Rabbi Meir Leibush ben Yehiel Michel Weiser, known to us by the acronym “Malbim,” from his initials, wrote a much-beloved commentary on the Book of Esther.  As with most rabbinic commentaries on the Bible, it goes line-by-line, so it falls to the reader to pull together the themes.  Fortunately, there’s a more accessible translation, Turnabout, by Mendel Weinbach, which weaves the Malbim’s commentary together into a coherent narrative, faithful to the original.

It opens like this:

The king looked down from a palace tower and sighed.  Achashveirosh was a king with a problem.  He had power and wealth, and ruled over the entire known world, all 127 nations in it.  But he did not like the limited monarchy which characterized his reign.  He hated to hear foolish talk about the king’s responsibility to his subjects.  How he longed for the absolute power of a Sancheirev or Nevuchadnetzar, who treated their subjects as slaves and had the freedom of doing whatever they desired with them.  And talk of wealth!  His finance minister was always cutting down on his personal spending with the argument that the national treasury belonged to the people and that the king was only its guardian.  How wonderful it would be to have the powers of a Pharaoh and to know that all of the nation’s riches were his own to use as he wished.  But it wasn’t the finance minister alone who annoyed this king.  Whatever he did he always had to ask some minister or other for advice or approval.  Every time he planned some drastic move he was reminded of the laws of the land.  So he dreamed of the day that he would no longer have to worry about ministers and laws, and he could exercise his royal judgment freely.

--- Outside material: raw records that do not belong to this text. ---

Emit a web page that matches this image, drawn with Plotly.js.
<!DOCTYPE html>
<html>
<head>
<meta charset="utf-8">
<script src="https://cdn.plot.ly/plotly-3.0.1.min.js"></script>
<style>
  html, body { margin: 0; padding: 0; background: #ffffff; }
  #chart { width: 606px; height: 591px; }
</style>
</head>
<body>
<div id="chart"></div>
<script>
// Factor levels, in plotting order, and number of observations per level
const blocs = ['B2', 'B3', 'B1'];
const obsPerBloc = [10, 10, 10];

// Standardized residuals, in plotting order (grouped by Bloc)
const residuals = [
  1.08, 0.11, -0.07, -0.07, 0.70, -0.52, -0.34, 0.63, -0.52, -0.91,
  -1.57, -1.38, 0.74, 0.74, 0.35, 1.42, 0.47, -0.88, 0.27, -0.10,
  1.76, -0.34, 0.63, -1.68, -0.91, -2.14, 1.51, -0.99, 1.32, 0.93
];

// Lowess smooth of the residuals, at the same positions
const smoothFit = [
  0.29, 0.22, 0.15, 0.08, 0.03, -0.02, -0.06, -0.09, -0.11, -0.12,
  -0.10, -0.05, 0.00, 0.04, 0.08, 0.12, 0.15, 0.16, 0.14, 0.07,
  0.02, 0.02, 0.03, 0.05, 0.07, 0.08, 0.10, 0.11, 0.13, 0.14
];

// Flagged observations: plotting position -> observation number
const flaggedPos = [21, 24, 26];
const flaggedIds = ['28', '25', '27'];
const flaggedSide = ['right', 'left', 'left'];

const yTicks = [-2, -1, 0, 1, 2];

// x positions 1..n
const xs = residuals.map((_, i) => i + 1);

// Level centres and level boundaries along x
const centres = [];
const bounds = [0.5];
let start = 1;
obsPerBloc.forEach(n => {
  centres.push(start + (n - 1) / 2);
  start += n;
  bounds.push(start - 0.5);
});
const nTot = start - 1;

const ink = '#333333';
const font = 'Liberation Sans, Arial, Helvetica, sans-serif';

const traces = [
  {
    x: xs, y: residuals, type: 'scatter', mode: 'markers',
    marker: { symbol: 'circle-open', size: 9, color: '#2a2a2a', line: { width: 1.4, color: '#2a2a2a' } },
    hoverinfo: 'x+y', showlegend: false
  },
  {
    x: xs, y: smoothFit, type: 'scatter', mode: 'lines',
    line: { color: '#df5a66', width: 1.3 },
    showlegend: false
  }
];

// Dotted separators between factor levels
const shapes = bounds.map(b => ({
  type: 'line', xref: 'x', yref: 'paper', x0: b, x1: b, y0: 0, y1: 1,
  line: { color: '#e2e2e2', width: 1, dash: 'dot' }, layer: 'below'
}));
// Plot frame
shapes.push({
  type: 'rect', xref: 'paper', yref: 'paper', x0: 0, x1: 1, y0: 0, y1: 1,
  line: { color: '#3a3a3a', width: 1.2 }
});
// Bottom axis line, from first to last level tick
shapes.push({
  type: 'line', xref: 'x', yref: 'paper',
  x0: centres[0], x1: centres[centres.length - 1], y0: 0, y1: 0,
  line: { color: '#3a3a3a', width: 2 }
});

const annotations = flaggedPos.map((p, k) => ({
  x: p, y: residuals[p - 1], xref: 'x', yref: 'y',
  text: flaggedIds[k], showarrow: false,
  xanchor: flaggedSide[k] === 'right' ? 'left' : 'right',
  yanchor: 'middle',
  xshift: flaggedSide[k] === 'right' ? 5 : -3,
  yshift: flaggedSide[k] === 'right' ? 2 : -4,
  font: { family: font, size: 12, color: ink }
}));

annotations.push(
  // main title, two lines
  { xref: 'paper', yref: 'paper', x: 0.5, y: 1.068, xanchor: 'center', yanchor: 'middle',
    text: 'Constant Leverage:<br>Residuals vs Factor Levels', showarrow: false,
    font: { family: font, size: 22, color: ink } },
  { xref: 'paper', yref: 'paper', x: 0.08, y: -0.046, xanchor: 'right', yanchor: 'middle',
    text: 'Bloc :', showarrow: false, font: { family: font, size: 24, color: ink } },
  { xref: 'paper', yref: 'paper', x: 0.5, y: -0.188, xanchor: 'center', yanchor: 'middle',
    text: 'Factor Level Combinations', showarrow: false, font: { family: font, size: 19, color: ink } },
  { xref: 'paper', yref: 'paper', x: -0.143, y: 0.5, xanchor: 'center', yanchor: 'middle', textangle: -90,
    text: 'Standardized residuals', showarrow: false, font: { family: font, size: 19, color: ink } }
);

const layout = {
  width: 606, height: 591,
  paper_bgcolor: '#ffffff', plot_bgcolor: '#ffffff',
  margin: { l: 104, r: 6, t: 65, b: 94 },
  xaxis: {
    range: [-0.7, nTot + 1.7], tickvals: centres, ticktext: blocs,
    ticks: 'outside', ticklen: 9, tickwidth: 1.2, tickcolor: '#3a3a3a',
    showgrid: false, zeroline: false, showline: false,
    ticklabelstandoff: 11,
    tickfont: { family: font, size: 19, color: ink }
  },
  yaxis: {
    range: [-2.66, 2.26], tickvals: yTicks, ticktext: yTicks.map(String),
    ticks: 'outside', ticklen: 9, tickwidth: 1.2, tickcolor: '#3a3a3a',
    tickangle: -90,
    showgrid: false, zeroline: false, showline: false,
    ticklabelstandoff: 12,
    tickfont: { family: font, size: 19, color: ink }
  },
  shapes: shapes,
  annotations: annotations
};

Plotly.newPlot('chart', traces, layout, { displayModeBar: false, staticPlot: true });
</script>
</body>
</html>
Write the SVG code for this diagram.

Then this, later on, as the rationale and fallout from his plan to punish Vashti:

The parliament of ministers must be stripped of its power to issue and approve legislation.  Henceforth, the king must rule by ukase.  His royal decree will automatically become the law of the land, without the approval of any ministers, and it will be recorded in the permanent statutes of the kingdom.

Of course, the Malbim lived in various parts of the Russian and Turkish empires, from 1809-1879, and Turnabout was published in 1971, making both the timelessness and the relevance of the commentary all the more remarkable, no?